Monday, August 1, 2011

Snags, Storms, Dramamine: Rambling after a Night in the Airport

This week the airline I work for is sending me to help out at an understaffed station. I was handed a ticket for a confirmed seat (normally airline employees have to travel standby) and sent on my merry way -- right into a hellacious thunderstorm.

Or maybe it was a series of storms. I don't know. Whatever it was, it was bad enough to delay my flight out of Hilton Head to the point that I would misconnect if I waited, so I was swooped off to Savannah International, where I watched from the window in the gate as lightning ripped the sky and orange cones bounced across the ramp like tumbleweeds in a Western as I waited for the ground stop to lift.

And it occurred to me then that for the first time in a while I would have nobody looking to me for calm, no obligation to help carry baby items or change diapers on the go; my connecting gate in Charlotte was to be a mere five gates away, and I would not need a clear head to reach it. And yes, the flight, if ever weather permitted us to board it, would probably feel like competing in the XGames. So it might be a good time, I thought, to withdraw beneath a thick, snuggly mental blanket of dramamine.

I should add here that my experience with drugs is not vast, and
that there very well may be something out there that not only wraps the world in gauze but also compresses time. Alcohol does this to a degree, but it can also evoke nausea -- the opposite of what I was going for.

Anyway, if nothing exists to do this thing, someone could make a lot of money inventing it, because while dramamine thickens the liquid of reality to an unsplashing viscosity, it likewise causes time to flow like molasses, so that people who take it trade a terrible short experience for a mildly unpleasant long one. But like I said, flying solo with no obligations for a change, my sole task being "to arrive," the completion of which I could claim no responsibility for anyway, I said a few quick prayers, popped a couple chalky pills, and settled into a place where the idea of this sleek CRJ aircraft disintegrating over three or so southern states was merely curious rather than alarming.

The normally 45-minute flight lasted for about two hours in real time. We were put into one of those holding patterns around the airport and the plane wheeled around the city again and again as if attached to a mobile on a shaky crib. I became an old man in my own head during this period, which to me lasted anywhere from 35 to 50 years. Like Prospero I watched the storm -- commanded it to a degree, dispatched Ariel to harvest the flakes of the arcing white thunderbolts outside that traced and lit against the sky the wobbling scale that weighed a future where my daughter would grow up with me in her life against a future where I would be gone. Unblinking I sat and stared at the stacking stormclouds as bright, electric spiders spun their delicate webs in my eyelashes.

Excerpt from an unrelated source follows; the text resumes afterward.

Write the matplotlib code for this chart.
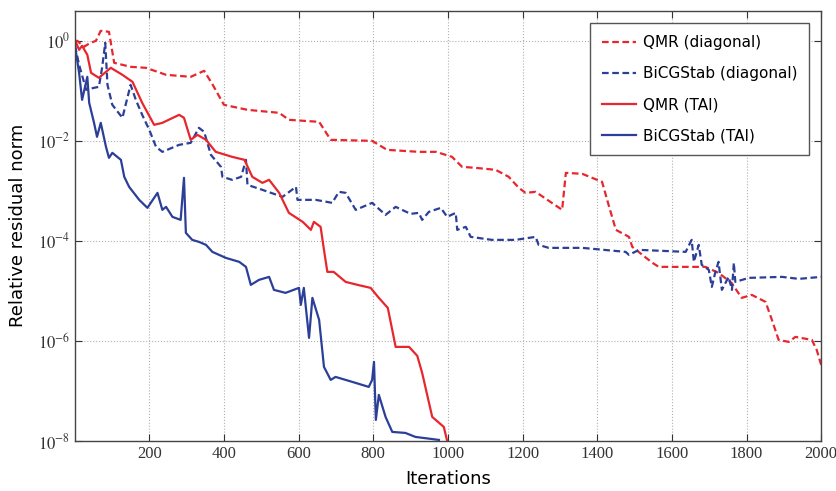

We must have landed at last, but I do not remember it. What I remember is the pandemonium. Charlotte airport looked like a refugee camp, with hundreds of haggard people clumped and piled and clutching their belongings everywhere. My connecting flight had departed before I arrived, so, glassy-eyed, I stumbled to baggage claim and stood in line at the help desk behind a man who demanded to know where his luggage was. The supervisor was summoned. The threat of calling the police was made. I stood in another line at the information desk, and when it was my turn a different man with a sweaty face shouldered me out of the way. No one seemed to think this strange.

I decided to find a bathroom. It was near the ticket counter, and I could hear arguments going on outside. More threats.

"Leave, sir," a woman said, "or I will call the police."

"You have an obligation to help us here. We were told to go to the services desk, and they told us to come out here, and now you have to help us."

"I'm calling them ..."

When I came out, three police were indeed on the scene. What was strange, though, was that they had sided with the passengers. Arms folded on their chests, they had apparently stopped the ticket agents from leaving, because the hotels by that point were full, and the taxis were overwhelmed, and with no further flights and TSA having shut the checkpoint to the terminal, there was just nowhere for dozens and dozens of people to go.

"Listen to yourself yelling at us," a male passenger told a ticket agent. "You're an animal. We've been all over this airport trying to get someone to help us, but you called the cops on us, and now the cops are trying to help us. So what now, huh?"

"I can't help you anymore," the ticket agent said. "My shift is over. I need to go home."

"WE need to go home!"

"You see this metal door -- it's locked. None of us has the key. We can't do anything for you now."

"But we don't have our things! Where are we supposed to go?"

"I don't know. I'm sorry."

I didn't stick around to see how this scene played out. Sleeping spots on the floor were filling up. There was a nook just about as wide as my shoulders between the escalator and the plate glass window that was perfect; it was closed at one side and strewn with industrial building debris at the other, but crawling over that and wedging myself in, I found that not only could I not be seen, but that if I used my pack as a pillow anybody who wished to rob me in my sleep would have to scramble in, lift me up longways, and get my stuff out from under me -- all without waking me up.

A delightful spot, except apparently the escalator was broken and the repair guys would be fixing it all night with power tools. Not even the dramamine would drown that out.